We’re currently in the middle of our “next trip”, which is at Cummaquid on Cape Cod for June, July and August. That will leave us back in Sarasota for the sopping wet weighted blanket of a month that is September. Oh well. We sold the Cape house last spring so we’re renting this summer. We survived the trepidation that accompanies sending a check with way too many zeros for a place you’ve never seen except in pictures. We crawled out of the Jeep after the three day slog from Sarasota to find a comfortable bed, modern bathroom and strong wi-fi surrounded by friendly neighbors and a fragrant garden in full bloom.
Cummaquid is a cute area located in the center of professional historical cuteness, Barnstable Village. In Cummaquid (Indian word meaning “Long Neck”), Cape Cod style houses (pitched roof, center entrance, six over six windows with window boxes) sit behind carefully mown green lawns and neatly tended gardens. Peonies and roses are in bloom, with geraniums ready to provide backup. Our house is located just off the Old King’s Highway (OKH), a treacherous, two-lane path through the beginnings of our country. On the Highway itself, houses often date from the seventeen hundreds, albeit with new plumbing and somewhat updated electrical.
OKH is the largest historical district in the country, stretching from Sandwich in the west to Orleans in the east. It has its own governing body, the OKH Historical District Committee, which has absolute control over any alterations, demolitions or additions to structures in the district. You can paint the interior walls of your historical home any shade of magenta you’d like, but the exterior will be white or a very pale yellow if you choose to paint. And don’t even think about adding new windows.
Robin and I are on a mission to find a new, smaller house on the Cape for our summer getaway: maybe. The housing market here, like in the rest of the country, is frozen in place. No one wants to give up their 3 percent mortgage for a shiny new 7 percent one, so any acceptable house that comes on the market is usually snapped up in days. We were watching one that wasn’t snatched up, a good-sized colonial almost in the center of the village with lush but manageable gardens. The only catch was that it was built in 1739.

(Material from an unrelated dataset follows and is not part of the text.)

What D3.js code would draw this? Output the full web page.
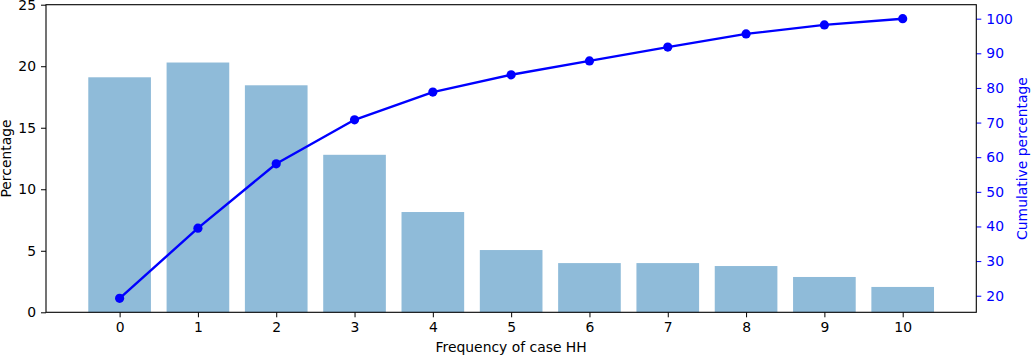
<!DOCTYPE html>
<html>
<head>
<meta charset="utf-8">
<script src="https://cdn.jsdelivr.net/npm/d3@7"></script>
<style>
  html, body { margin: 0; padding: 0; background: #fff; }
  svg { display: block; font-family: "DejaVu Sans", sans-serif; }
</style>
</head>
<body>
<svg id="chart" width="1031" height="356"></svg>
<script>
const categories = [0, 1, 2, 3, 4, 5, 6, 7, 8, 9, 10];
const percentage = [19.1, 20.3, 18.45, 12.8, 8.15, 5.06, 4.0, 4.0, 3.76, 2.87, 2.06];
const cumulative = [19.25, 39.5, 58.1, 70.8, 78.8, 83.8, 87.8, 91.8, 95.6, 98.2, 100.0];
const leftTicks = [0, 5, 10, 15, 20, 25];
const rightTicks = [20, 30, 40, 50, 60, 70, 80, 90, 100];
const xLabel = "Frequency of case HH";
const yLabel = "Percentage";
const y2Label = "Cumulative percentage";

const svg = d3.select("#chart");
const L = 46, R = 976.3, T = 4.7, B = 312.3;
const fontSize = 13.9;
const barW = 0.8;

const xMin = d3.min(categories) - barW / 2, xMax = d3.max(categories) + barW / 2;
const xPad = (xMax - xMin) * 0.05;
const x = d3.scaleLinear().domain([xMin - xPad, xMax + xPad]).range([L, R]);
const y = d3.scaleLinear().domain([0, 25]).range([B, T]);
const cMin = d3.min(cumulative), cMax = d3.max(cumulative);
const cPad = (cMax - cMin) * 0.05;
const y2 = d3.scaleLinear().domain([cMin - cPad, cMax + cPad]).range([B, T]);

// bars
svg.append("g").selectAll("rect").data(categories).join("rect")
  .attr("x", (d) => x(d - barW / 2))
  .attr("width", (d) => x(d + barW / 2) - x(d - barW / 2))
  .attr("y", (d, i) => y(percentage[i]))
  .attr("height", (d, i) => y(0) - y(percentage[i]))
  .attr("fill", "#1f77b4").attr("fill-opacity", 0.5);

// line
const line = d3.line().x((d, i) => x(categories[i])).y((d) => y2(d));
svg.append("path").datum(cumulative)
  .attr("d", line).attr("fill", "none")
  .attr("stroke", "#0000ff").attr("stroke-width", 2.4).attr("stroke-linejoin", "round");
svg.append("g").selectAll("circle").data(cumulative).join("circle")
  .attr("cx", (d, i) => x(categories[i])).attr("cy", (d) => y2(d))
  .attr("r", 4.6).attr("fill", "#0000ff");

// axes
function styleAxis(g, color) {
  g.select(".domain").remove();
  g.selectAll(".tick line").attr("stroke", color).attr("stroke-width", 1);
  g.selectAll(".tick text").attr("fill", color).attr("font-size", fontSize)
    .attr("font-family", "DejaVu Sans, sans-serif");
}
const gx = svg.append("g").attr("transform", `translate(0,${B})`)
  .call(d3.axisBottom(x).tickValues(categories).tickFormat(d3.format("d")).tickSize(5).tickPadding(5));
styleAxis(gx, "#000");

const gy = svg.append("g").attr("transform", `translate(${L},0)`)
  .call(d3.axisLeft(y).tickValues(leftTicks).tickFormat(d3.format("d")).tickSize(5).tickPadding(5));
styleAxis(gy, "#000");

const gy2 = svg.append("g").attr("transform", `translate(${R},0)`)
  .call(d3.axisRight(y2).tickValues(rightTicks).tickFormat(d3.format("d")).tickSize(5).tickPadding(5));
styleAxis(gy2, "#0000ff");

// frame
svg.append("rect").attr("x", L).attr("y", T).attr("width", R - L).attr("height", B - T)
  .attr("fill", "none").attr("stroke", "#000").attr("stroke-width", 1.1);

// labels
svg.append("text").attr("x", (L + R) / 2).attr("y", 352).attr("text-anchor", "middle")
  .attr("font-size", fontSize).attr("fill", "#000").text(xLabel);
svg.append("text").attr("transform", `translate(10.5,${(T + B) / 2}) rotate(-90)`)
  .attr("text-anchor", "middle").attr("font-size", fontSize).attr("fill", "#000").text(yLabel);
svg.append("text").attr("transform", `translate(1027,${(T + B) / 2}) rotate(-90)`)
  .attr("text-anchor", "middle").attr("font-size", fontSize).attr("fill", "#0000ff").text(y2Label);
</script>
</body>
</html>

Because we are dreamers, we imagined that this would be a great house to live in. We could visualize reading in the garden on a warm afternoon, smelling the lavender and sipping iced tea. We saw ourselves strolling to the village for coffee in the morning or a casual dinner in the soft evening light. Even though it was a 1739 house, we’d only be using it in the warm months so heating issues wouldn’t be a major concern. We scheduled a showing as soon as we unpacked.
We found a handsome house, pale yellow clapboards, white trimmed six over six windows and what looked like a new roof. Great so far. A small green lawn and gravel parking spot sat between the house and the historical highway. Next door was the oldest library in the country, just down the street from the county courthouse and several of centuries of colonial history. The garden was at the rear, north facing so usable during the hot summer months. And then we went inside.
I’m sure you know how this turned out. The center entrance opened to a small reception area with a three-sided staircase winding up to the second floor. Dining room on the right, living room on the left. After that, a rabbit warren of small rooms, passageways, doors going nowhere and floors at a different level in each room. Even using extra care, I managed to stumble over several oddly placed door sills. The kitchen and butler’s pantry had been updated ten years ago, bringing them into the 1950s. Did I mention nothing was level? The only bath on the first floor was at the far back of the house, perhaps added in the 1970s. The “three-season” porch was an addition from the 1940s.
The master bedroom (excuse my political incorrectness: primary bedroom) was on the second floor along with another five or six rooms of indeterminate use. The main feature of the primary was a floor that sloped about eight nausea-inducing degrees from front to back. The primary bath fittings were new in 2010 and connected to plumbing installed sometime after 1739. The realtor was thrilled to show me the less than expansive six-foot clothes closet which would have room for about half of Robin’s polo shirts. People did not have a lot of clothes in 1739.
We had arrived at the second floor via the rear staircase which went straight up instead of winding through several ninety degree turns. The realtor mentioned how great this was for bringing furniture up and down stairs. Oh boy. Because building codes were not in use in 1739, climbing the steep stairs felt more like crawling up a ladder. Great exercise for the thighs. For the trip back to mother earth, we tried out the front stair and I’m glad to report there were no fatalities.
The current owners lived in the house for about twelve years, giving them plenty of time to devote to their hobby which apparently was fixing things. I asked the realtor where they were moving. His response? Building a modern house across the street as soon as they could sell this one.
We drove back to the rental, resetting all our dreams of living in the historical village center and generally rethinking life. We arrived to find an email from the broker saying that an offer had just come in on the place and did we want to make an offer as well (no). I guess there is a God.